Низкий уровень религиозного традиционализма. Каждый день легко создавалась новая к бесчисленному множеству протестантских сект путем какого-нибудь дополнительного акцента в библии и проповеднических проб в публичном месте. Мне кажется, положение нисколько не изменилось к сегодняшнему дню. Мое отношение к нему, впрочем, весьма нейтральное. Эмигрант в любом случае обычно предпочитает свою религиозную тусовку.
В противоположность низкой религиозной власти – высокая судебная. Художник подал в суд на заказчика, отказывающегося платить на основании несходства портрета с оригиналом. Суд обязал заказчика-иностранца платить, как посягателя на законное ремесло зарабатывания на жизнь. Мужья и жены (тогда еще обе стороны) имели много возможностей разорить друг друга с помощью адвокатов и свидетелей.
Сколь формальна была судебная система, столь же формальны и средства ее нарушения. В витринах уличных лавок можно было встретить почти открытое предложение лжесвидетельства за деньги.
Что до меня, то теперь мне со всей ясностью вспомнилась разница с тем же монреальским климатом, где я в первые же дни приезда, не имея связей и очень слабо говоря по-французски, легко обращался с прохожими, сразу нашёл русские кешевые работы и мутки и за две недели сошелся с людьми пишущими. В Штатах меня поразило хамство и агрессивность, но порадовала меньшая доля улыбчивого лицемерия, которое, безусловно, коммуникацию тормозит. В Сиэтле я дружил с тусовкой подростков, работающих летом в торговом центре, и наблюдал их столь привычные пути общения – личные договоры о подменах, совместные перекуры, походы на пляж, приколы и любовные истории. Это полная противоположность опыту моего товарища, уже месяц проработавшего даунтаунском моле Ванкувера. А вот квартиры искал, общаясь со стариками управдомами. Сияющего грека или экспрессивного француза сразу отличить. Разговор складывается непринужденно. А с местными, за редким исключением, хочется поскорее попрощаться. Прежде я не имел достаточно уверенности для артикуляции особенности нашего региона, поскольку был, кроме Совка и Ванкувера, лишь в Штатах, Монреале, Китае и Гонконге, а, следовательно, опасался принять случайное за закономерное. Казанова же до Англии лет 20 активно путешествовал по Европе, побывав и на Ближнем Востоке.

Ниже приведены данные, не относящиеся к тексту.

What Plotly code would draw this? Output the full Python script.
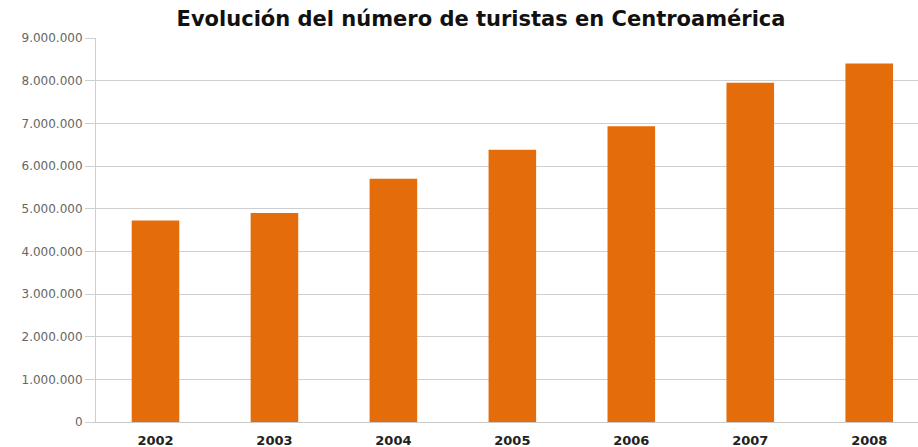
import plotly.graph_objects as go

years = ["2002", "2003", "2004", "2005", "2006", "2007", "2008"]
tourists = [4720000, 4900000, 5700000, 6380000, 6930000, 7950000, 8400000]
y_ticks = [0, 1000000, 2000000, 3000000, 4000000, 5000000, 6000000, 7000000, 8000000, 9000000]

fig = go.Figure(go.Bar(
    x=years, y=tourists, width=0.4,
    marker=dict(color="#E46C0A", line=dict(width=0)),
))

fig.update_layout(
    width=918, height=447,
    margin=dict(l=96, r=0, t=38, b=25),
    paper_bgcolor="white", plot_bgcolor="white",
    separators=",.",
    showlegend=False,
    title=dict(
        text="<b>Evolución del número de turistas en Centroamérica</b>",
        x=0.524, xanchor="center", y=0.958, yanchor="middle",
        font=dict(family="DejaVu Sans", size=21, color="#111111"),
    ),
    xaxis=dict(
        type="category", range=[-0.5, 6.41],
        showgrid=False, showline=True, linecolor="#c8c8c8", linewidth=1,
        ticks="outside", ticklen=6, tickcolor="rgba(0,0,0,0)",
        tickfont=dict(family="DejaVu Sans", size=13, color="#222222"),
        tickprefix="<b>", ticksuffix="</b>",
    ),
    yaxis=dict(
        range=[0, 9000000], tickvals=y_ticks, tickformat=",d",
        showgrid=True, gridcolor="#cfcfcf", gridwidth=1,
        showline=True, linecolor="#cfcfcf", linewidth=1,
        ticks="outside", ticklen=10, tickcolor="#cfcfcf",
        tickfont=dict(family="DejaVu Sans", size=12, color="#666666"),
        zeroline=False,
    ),
)

fig.write_html("out.html")
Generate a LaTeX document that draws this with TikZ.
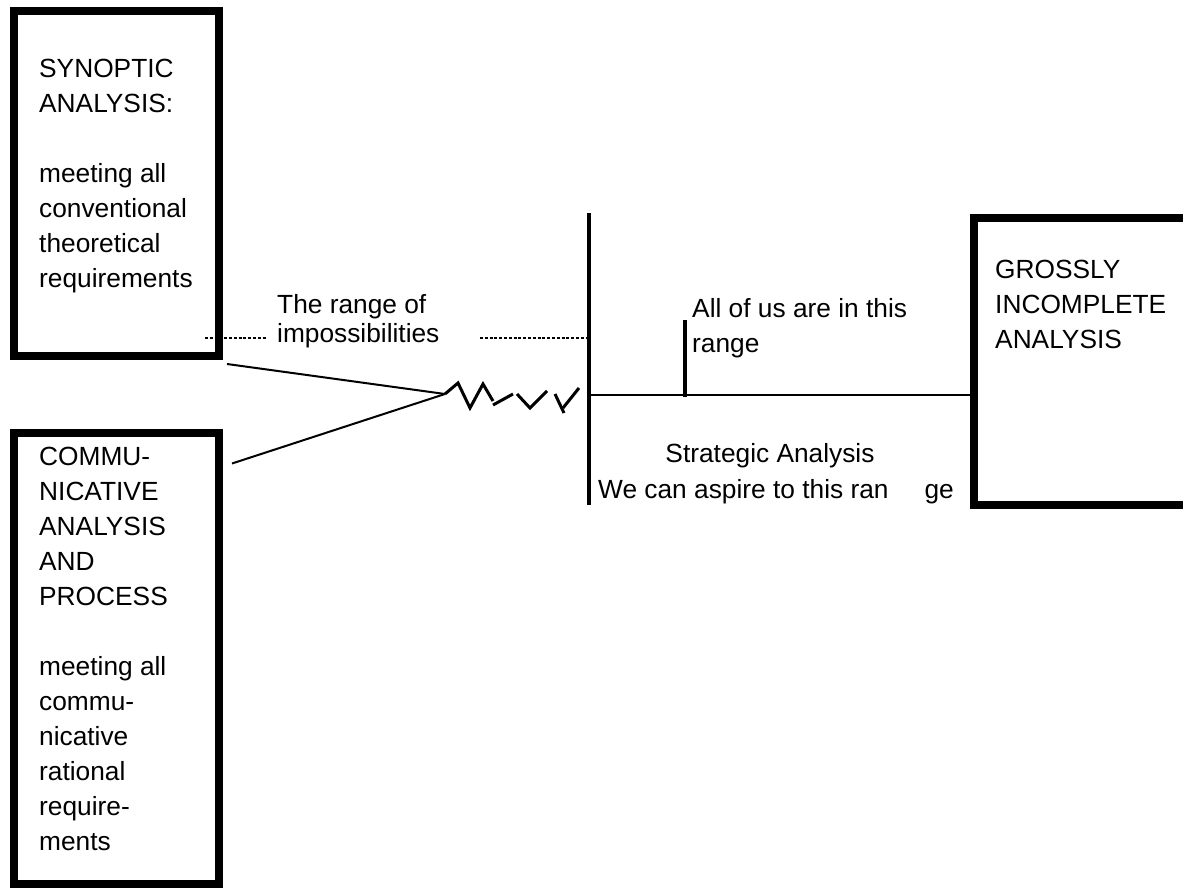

Даже в России после Англии он не нашел столько непривычного для себя, офранцузившегося итальянца. Именно это дает мне право считать нас, совков, ближе к Европе романской, а в трактовке Нового Света и Британской Колумбии, в частности, сменить фокус с дальности от Европы на близость к Британии. Хотелось бы услышать как продолжение казуальных наблюдений, так и мнение исторически начитанных людей с привлечением экономических, военных и прочих аргументов.
Борис Гарбузов, 3 сентября, 2001, среда.